Sugar describes the balance between technically playing in the blues tradition and playing with emotion: “When I play with guys, I always tell them ‘Hey, play the progressions, but don’t stick to the lines, because it won’t sound right. You got to play what you feel.’” 

The decades that Sugar has spent playing the harmonica give him a sense of pride and a desire to protect the heart and soul of the music. But he still welcomes anyone wanting to venture into the blues. “Absolutely, I think white guys can be bluesmen,” he says. “But play the blues — not rock n’ roll, or acid rock or punk rock or whatever it is.”

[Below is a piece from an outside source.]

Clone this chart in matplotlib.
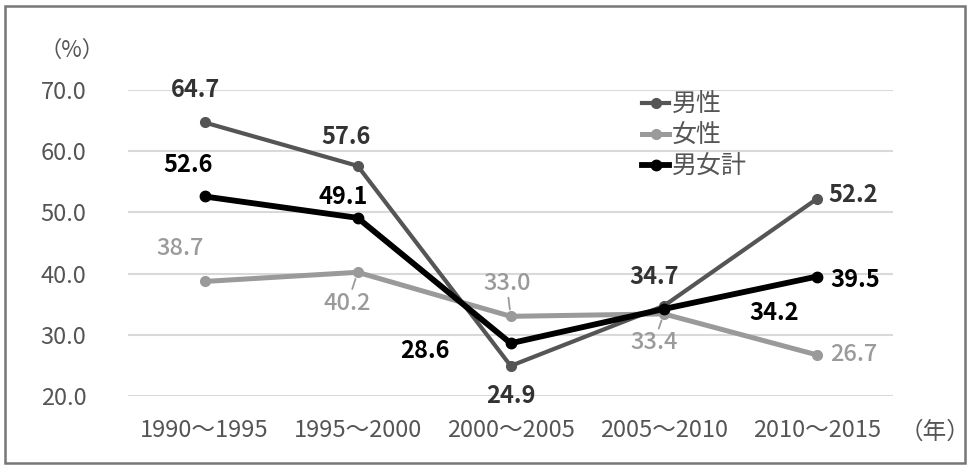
import matplotlib.pyplot as plt
from matplotlib.patches import Rectangle

plt.rcParams['font.family'] = ['Noto Sans CJK JP', 'DejaVu Sans']

periods = ['1990～1995', '1995～2000', '2000～2005', '2005～2010', '2010～2015']
male = [64.7, 57.6, 24.9, 34.7, 52.2]
female = [38.7, 40.2, 33.0, 33.4, 26.7]
total = [52.6, 49.1, 28.6, 34.2, 39.5]

# label offsets in pixels from each point
male_off = [(-9, 32), (-12, 29), (0, -30), (-10, 29), (36, 4)]
female_off = [(-24, 33), (-10, -31), (-4, 33), (-10, -29), (37, 0)]
total_off = [(-16, 31), (-14, 21), (-86, -8), (110, -4), (38, -3)]

c_male = '#555555'
c_female = '#9a9a9a'
c_total = '#000000'

fig = plt.figure(figsize=(9.7, 4.69), dpi=100)
ax = fig.add_axes([0.132, 0.156, 0.789, 0.652])

x = list(range(len(periods)))
ax.plot(x, male, color=c_male, lw=3, marker='o', ms=7, label='男性', zorder=3)
ax.plot(x, female, color=c_female, lw=3.6, marker='o', ms=7, label='女性', zorder=2)
ax.plot(x, total, color=c_total, lw=4.2, marker='o', ms=7.5, label='男女計', zorder=4)

for i in x:
    ax.annotate(f'{male[i]:.1f}', (i, male[i]), xytext=male_off[i], textcoords='offset pixels',
                ha='center', va='center', fontsize=17, fontweight='bold', color='#333333')
    leader = dict(arrowstyle='-', color=c_female, lw=1.3, shrinkA=0, shrinkB=5) if i in (1, 2, 3) else None
    ax.annotate(f'{female[i]:.1f}', (i, female[i]), xytext=female_off[i], textcoords='offset pixels',
                ha='center', va='center', fontsize=17, fontweight='medium', color=c_female,
                arrowprops=leader)
    ax.annotate(f'{total[i]:.1f}', (i, total[i]), xytext=total_off[i], textcoords='offset pixels',
                ha='center', va='center', fontsize=17, fontweight='bold', color=c_total)

ax.set_xlim(-0.5, 4.5)
ax.set_ylim(20, 70)
ax.set_yticks([20, 30, 40, 50, 60, 70])
ax.set_yticklabels([f'{v:.1f}' for v in [20, 30, 40, 50, 60, 70]])
ax.set_xticks(x)
ax.set_xticklabels(periods)
ax.tick_params(length=0, labelsize=17, colors='#555555')
ax.tick_params(axis='y', pad=30)
ax.tick_params(axis='x', pad=17)
ax.grid(axis='y', color='#d9d9d9', lw=1.5)
ax.set_axisbelow(True)
for s in ax.spines.values():
    s.set_visible(False)

fig.text(72 / 970, 1 - 50 / 469, '（%）', ha='center', va='center', fontsize=16, color='#555555')
fig.text(935 / 970, 1 - 432 / 469, '（年）', ha='center', va='center', fontsize=17, color='#555555')

leg = ax.legend(loc='upper left', bbox_to_anchor=(632 / 970, 1 - 82 / 469), bbox_transform=fig.transFigure,
                frameon=False, fontsize=18, handlelength=1.1, handletextpad=0.1, labelspacing=0.2,
                numpoints=1, borderaxespad=0)
for t in leg.get_texts():
    t.set_color('#555555')

fig.patches.append(Rectangle((5 / 970, 6 / 469), 960 / 970, 457 / 469, transform=fig.transFigure,
                             fill=False, edgecolor='#777777', lw=1.8))

fig.savefig('out.png', dpi=100)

Sugar recalls a young musician who was lauded as a prodigy. He was technically talented, but, to Sugar’s ears, he lacked the life experience and the emotion that makes great blues music. 

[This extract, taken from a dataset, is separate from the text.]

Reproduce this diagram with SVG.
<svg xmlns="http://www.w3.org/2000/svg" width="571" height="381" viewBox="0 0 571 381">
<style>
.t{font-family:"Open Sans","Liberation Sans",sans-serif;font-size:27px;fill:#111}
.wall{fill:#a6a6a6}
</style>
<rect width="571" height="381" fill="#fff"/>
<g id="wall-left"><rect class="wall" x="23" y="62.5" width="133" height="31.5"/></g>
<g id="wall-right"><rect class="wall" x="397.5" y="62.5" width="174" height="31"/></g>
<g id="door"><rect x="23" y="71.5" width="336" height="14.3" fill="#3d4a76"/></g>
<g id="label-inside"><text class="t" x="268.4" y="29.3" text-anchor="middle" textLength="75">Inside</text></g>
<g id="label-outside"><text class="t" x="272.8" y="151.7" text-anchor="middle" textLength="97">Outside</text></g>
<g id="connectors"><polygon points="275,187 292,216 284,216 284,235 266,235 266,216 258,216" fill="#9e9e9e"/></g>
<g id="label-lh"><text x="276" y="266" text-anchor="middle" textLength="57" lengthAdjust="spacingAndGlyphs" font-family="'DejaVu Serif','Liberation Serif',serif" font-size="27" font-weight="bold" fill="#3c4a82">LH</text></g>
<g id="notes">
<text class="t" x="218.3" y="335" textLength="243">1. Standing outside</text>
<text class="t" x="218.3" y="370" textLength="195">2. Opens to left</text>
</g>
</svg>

“His parents bought him Strats and Les Pauls, $5,000 guitars, when he was 9 and 10 years old,” Sugar says. “He never suffered; he don’t know what suffering is. He’s mimicking what he’s hearing, [but] nothing he does is original.”

Sugar Harp’s music is all his own, and in his songs you can feel the places he’s been. In 1969, Sugar was hanging with Jimi Hendrix at the Fillmore East and hitched a ride to Woodstock on a whim. The following year he was drafted into the Air Force and began serving in the 56th Fighter Wing in Vietnam. His experiences from New York to Vietnam, the partying and the struggling, shape Sugar’s character and his music. 

 

A New Generation of Harps? 

Sugar Harp can’t change the landscape of all of the artists out there playing the blues, but he hopes he can make an impression on some. None of Sugar’s three sons picked up the harmonica, though it was around them and available. Sugar thinks they were intimidated. But maybe the instrument will skip a generation, and one of Sugar’s five grandkids will sit on his lap and learn from him the way he did from his great-grandfather. 

“I bring harmonicas every time I go around and they mess around on it,” he says. “I don’t try to teach them anything to make them throw it away. ’Cause you know, you try to teach them something and the kid can’t play it. What do they do? They throw it away. So I just let them experiment on their own until they’re old enough to understand the instrument.” 

Sugar contrasts his approach to introducing the harmonica to his grandkids to young athletes with overbearing parents. He uses golfer Tiger Woods as an example.

“This is not what he wanted to be,” Sugar says. “After his daddy died, when he didn’t have anyone tell him what to do, that’s when he lost control and started womanizing. It wasn’t his choice, it was chosen for him. And the fanfare isn’t all that good. When you go home, you’re alone and you have to live with yourself.”